What to produce: Copy all lines that contain the word "page".
——
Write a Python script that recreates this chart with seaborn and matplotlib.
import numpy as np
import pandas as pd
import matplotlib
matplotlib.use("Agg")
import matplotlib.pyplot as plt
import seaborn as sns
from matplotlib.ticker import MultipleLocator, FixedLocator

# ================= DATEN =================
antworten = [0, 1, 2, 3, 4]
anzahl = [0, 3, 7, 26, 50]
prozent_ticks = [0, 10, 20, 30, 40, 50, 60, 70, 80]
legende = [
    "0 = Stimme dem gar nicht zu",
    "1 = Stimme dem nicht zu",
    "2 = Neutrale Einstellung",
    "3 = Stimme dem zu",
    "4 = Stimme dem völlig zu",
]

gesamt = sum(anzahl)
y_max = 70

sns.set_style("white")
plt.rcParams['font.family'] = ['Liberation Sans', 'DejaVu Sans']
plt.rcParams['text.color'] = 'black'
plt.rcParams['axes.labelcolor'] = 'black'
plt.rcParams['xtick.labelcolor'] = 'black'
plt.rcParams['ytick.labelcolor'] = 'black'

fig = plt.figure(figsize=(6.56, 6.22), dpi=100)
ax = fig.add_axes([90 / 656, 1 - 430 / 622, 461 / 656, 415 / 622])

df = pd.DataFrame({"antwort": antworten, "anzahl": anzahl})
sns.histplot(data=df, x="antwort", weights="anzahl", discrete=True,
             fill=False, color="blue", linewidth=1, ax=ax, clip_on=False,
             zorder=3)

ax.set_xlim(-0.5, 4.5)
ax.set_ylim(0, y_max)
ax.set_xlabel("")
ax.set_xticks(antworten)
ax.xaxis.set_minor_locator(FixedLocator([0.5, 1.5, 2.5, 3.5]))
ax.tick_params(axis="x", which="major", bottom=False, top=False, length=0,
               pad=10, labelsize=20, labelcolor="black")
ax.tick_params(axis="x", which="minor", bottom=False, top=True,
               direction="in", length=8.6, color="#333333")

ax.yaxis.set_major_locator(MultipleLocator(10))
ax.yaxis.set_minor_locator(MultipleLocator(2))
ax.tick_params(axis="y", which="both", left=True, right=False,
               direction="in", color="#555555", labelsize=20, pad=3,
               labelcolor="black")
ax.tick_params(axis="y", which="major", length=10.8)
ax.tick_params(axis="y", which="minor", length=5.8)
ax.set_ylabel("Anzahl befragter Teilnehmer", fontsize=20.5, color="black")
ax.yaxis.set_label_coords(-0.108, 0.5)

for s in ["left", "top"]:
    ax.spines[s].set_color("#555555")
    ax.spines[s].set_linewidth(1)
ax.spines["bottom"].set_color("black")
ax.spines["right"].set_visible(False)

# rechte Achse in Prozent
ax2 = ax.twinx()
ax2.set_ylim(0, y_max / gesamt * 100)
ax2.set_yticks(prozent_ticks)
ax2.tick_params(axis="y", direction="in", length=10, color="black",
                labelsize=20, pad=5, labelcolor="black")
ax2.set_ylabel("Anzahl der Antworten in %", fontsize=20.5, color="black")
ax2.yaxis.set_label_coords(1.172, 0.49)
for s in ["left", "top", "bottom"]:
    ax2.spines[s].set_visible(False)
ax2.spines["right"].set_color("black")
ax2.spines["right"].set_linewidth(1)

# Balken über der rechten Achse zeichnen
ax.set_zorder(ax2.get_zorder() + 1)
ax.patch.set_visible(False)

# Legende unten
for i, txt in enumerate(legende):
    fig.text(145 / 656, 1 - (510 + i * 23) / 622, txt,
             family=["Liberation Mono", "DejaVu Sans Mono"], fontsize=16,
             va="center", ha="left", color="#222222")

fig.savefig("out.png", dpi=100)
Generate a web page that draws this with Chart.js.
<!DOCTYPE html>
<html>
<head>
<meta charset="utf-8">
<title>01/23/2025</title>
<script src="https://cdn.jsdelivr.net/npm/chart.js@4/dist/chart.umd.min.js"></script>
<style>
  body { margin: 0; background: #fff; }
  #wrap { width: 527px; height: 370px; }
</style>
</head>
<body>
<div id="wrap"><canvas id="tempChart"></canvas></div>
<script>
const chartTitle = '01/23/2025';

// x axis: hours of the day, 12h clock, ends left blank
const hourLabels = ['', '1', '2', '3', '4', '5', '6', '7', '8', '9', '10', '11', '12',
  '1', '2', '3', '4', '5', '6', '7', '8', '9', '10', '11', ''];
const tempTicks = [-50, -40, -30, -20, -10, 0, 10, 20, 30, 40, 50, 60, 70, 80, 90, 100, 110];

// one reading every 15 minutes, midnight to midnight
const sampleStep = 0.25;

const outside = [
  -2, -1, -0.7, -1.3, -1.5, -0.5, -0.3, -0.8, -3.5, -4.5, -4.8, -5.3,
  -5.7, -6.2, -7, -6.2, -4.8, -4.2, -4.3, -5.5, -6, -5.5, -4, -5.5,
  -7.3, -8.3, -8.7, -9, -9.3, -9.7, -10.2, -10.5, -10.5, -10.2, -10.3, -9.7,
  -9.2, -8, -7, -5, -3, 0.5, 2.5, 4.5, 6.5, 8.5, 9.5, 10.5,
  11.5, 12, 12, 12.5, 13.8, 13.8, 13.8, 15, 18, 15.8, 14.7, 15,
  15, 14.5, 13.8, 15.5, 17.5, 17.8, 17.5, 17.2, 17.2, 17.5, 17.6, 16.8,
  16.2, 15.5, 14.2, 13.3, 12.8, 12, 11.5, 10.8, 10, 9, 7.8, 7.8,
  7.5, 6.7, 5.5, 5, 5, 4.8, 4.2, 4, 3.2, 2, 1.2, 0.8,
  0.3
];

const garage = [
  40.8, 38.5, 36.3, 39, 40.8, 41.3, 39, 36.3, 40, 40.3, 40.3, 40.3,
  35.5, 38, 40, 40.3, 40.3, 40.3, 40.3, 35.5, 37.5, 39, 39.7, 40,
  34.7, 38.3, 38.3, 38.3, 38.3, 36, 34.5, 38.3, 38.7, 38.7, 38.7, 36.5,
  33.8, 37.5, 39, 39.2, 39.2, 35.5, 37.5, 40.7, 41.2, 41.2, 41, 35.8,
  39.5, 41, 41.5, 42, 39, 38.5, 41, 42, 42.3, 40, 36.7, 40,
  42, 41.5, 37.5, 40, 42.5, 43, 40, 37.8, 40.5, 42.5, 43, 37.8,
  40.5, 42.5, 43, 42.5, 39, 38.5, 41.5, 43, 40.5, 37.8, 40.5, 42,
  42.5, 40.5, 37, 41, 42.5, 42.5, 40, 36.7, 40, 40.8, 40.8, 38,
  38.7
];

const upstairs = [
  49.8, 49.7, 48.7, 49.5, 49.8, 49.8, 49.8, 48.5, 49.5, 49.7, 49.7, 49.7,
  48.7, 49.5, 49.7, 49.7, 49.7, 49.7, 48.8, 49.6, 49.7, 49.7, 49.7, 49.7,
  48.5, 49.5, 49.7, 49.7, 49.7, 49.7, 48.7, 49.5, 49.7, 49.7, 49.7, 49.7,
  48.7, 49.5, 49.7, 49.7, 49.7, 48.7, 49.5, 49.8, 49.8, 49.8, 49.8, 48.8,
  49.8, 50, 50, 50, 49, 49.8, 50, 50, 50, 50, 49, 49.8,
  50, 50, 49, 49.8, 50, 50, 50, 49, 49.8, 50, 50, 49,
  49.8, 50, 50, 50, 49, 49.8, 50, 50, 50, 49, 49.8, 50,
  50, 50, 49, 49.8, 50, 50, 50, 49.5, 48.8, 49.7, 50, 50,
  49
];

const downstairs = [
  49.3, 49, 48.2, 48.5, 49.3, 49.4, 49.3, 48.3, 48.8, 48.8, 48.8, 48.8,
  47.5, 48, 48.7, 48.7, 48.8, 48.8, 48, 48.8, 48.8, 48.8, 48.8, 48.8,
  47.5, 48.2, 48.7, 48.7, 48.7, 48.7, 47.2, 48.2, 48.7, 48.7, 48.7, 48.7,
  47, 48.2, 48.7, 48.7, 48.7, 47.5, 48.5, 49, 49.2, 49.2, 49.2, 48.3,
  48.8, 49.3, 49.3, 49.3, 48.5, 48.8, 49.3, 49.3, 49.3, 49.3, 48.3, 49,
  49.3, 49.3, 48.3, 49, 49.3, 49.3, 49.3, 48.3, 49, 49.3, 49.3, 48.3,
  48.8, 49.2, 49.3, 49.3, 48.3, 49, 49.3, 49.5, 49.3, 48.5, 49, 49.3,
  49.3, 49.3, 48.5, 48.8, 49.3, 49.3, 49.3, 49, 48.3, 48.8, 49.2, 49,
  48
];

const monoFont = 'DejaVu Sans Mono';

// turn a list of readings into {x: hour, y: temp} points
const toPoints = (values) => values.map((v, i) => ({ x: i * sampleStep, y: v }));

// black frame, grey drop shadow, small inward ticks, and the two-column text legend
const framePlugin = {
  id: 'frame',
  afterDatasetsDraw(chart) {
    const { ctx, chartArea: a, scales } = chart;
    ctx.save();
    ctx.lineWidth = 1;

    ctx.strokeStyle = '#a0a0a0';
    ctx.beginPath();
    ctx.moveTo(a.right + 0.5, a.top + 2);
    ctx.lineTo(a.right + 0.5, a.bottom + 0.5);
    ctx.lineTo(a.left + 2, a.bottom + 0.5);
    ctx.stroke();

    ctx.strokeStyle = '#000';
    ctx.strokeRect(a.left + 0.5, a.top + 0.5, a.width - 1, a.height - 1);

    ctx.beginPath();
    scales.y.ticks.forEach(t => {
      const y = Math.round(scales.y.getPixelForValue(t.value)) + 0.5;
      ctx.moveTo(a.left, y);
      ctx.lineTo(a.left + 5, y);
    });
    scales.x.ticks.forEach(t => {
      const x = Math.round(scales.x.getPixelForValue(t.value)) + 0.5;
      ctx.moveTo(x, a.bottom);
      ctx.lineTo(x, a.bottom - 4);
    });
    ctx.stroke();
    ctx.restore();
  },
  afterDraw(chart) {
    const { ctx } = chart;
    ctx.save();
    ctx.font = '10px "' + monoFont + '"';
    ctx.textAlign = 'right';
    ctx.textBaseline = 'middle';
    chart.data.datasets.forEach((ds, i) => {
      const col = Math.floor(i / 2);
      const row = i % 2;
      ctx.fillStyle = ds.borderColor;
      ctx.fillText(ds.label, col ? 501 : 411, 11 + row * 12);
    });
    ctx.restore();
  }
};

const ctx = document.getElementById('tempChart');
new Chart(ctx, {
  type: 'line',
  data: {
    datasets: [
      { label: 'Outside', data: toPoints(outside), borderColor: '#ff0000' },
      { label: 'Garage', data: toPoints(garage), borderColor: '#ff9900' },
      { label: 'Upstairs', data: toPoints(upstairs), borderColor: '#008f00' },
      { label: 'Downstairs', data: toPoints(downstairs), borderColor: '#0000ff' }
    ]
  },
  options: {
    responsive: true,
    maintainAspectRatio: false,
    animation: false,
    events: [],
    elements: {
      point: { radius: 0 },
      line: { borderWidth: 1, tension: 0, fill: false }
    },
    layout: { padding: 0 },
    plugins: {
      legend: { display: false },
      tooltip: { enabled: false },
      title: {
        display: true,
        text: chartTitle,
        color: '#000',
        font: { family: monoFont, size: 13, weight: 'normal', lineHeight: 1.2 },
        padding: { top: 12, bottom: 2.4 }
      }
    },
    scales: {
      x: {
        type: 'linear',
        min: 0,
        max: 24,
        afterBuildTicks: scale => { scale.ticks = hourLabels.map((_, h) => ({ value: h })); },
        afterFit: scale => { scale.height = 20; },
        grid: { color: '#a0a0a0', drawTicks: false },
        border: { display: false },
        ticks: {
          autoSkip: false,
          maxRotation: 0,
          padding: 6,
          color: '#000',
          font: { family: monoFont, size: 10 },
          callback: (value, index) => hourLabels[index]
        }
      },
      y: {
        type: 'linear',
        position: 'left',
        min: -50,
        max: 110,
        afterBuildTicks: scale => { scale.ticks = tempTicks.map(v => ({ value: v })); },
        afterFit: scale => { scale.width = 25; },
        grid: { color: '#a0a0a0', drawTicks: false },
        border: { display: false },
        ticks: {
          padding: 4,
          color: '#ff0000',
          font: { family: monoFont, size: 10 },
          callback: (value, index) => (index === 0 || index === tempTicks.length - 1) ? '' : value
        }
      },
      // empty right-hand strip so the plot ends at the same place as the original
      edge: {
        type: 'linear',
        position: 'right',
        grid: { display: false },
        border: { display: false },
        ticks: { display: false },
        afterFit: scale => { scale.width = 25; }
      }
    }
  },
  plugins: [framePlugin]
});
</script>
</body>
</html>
——
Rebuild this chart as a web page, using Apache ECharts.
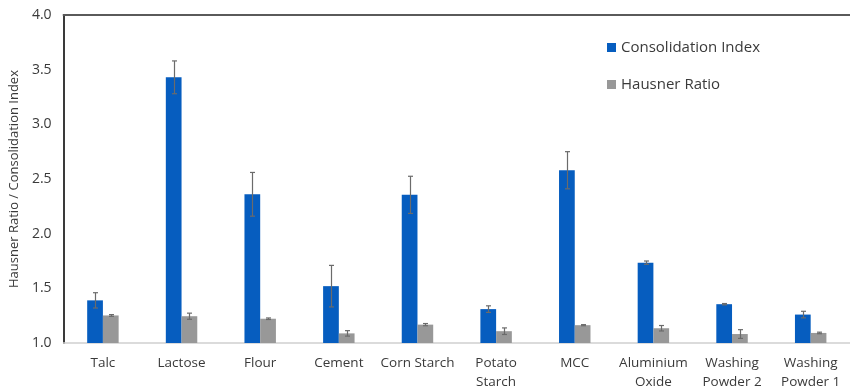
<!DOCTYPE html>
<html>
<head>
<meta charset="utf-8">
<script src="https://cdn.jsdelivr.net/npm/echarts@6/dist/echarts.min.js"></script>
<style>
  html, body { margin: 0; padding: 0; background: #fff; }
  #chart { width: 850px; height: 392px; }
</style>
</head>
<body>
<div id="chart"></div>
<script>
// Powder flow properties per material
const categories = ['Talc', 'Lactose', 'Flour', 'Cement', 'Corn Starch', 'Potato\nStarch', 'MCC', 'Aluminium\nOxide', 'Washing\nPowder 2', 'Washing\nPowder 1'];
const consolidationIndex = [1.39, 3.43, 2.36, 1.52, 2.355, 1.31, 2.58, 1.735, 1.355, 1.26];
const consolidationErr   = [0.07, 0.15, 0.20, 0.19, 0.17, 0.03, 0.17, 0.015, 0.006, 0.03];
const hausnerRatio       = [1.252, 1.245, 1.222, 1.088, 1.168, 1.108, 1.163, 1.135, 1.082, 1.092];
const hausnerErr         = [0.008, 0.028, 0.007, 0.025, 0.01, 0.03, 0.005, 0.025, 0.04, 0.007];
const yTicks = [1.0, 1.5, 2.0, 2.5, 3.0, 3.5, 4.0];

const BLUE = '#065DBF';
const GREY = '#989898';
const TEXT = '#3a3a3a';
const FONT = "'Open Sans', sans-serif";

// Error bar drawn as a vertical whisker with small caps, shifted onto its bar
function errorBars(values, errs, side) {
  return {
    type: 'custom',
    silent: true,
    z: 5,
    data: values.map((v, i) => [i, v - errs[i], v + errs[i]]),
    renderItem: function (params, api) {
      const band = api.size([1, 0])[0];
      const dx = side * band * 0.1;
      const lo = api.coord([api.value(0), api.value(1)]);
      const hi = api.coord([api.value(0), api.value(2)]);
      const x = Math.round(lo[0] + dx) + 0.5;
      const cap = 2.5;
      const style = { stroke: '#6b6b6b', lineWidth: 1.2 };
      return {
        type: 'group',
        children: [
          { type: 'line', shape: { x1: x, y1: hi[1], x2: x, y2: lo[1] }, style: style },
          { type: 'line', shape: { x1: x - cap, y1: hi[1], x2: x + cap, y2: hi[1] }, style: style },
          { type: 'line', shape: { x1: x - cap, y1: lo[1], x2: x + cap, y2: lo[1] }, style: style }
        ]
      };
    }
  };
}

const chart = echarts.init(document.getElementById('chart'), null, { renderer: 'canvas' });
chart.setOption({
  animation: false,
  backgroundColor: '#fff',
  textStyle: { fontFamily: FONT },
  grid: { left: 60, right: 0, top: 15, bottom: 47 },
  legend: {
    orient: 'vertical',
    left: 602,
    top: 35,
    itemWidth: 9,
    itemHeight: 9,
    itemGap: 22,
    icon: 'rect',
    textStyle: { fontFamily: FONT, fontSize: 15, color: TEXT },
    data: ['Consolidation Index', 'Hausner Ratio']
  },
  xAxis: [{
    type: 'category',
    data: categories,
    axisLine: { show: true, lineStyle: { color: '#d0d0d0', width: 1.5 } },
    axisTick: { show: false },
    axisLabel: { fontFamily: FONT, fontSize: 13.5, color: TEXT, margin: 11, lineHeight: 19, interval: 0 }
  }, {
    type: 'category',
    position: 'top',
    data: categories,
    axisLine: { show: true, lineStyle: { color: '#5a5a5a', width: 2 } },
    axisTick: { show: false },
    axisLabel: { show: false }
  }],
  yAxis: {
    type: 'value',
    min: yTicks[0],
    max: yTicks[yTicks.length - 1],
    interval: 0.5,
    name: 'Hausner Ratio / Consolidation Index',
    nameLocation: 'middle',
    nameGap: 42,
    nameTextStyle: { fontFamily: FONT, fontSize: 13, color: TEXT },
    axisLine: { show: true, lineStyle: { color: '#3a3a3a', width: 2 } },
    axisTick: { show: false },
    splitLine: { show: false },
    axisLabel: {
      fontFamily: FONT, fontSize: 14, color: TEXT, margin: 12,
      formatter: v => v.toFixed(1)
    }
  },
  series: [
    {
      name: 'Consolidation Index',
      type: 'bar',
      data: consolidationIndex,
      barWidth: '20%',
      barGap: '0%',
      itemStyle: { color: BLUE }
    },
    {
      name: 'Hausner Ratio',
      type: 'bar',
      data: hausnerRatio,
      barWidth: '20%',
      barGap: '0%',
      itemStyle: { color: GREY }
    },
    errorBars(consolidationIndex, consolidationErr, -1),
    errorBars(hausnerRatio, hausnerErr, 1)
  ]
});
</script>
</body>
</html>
——
The solution:
Generate a web page that draws this with Chart.js.
Rebuild this chart as a web page, using Apache ECharts.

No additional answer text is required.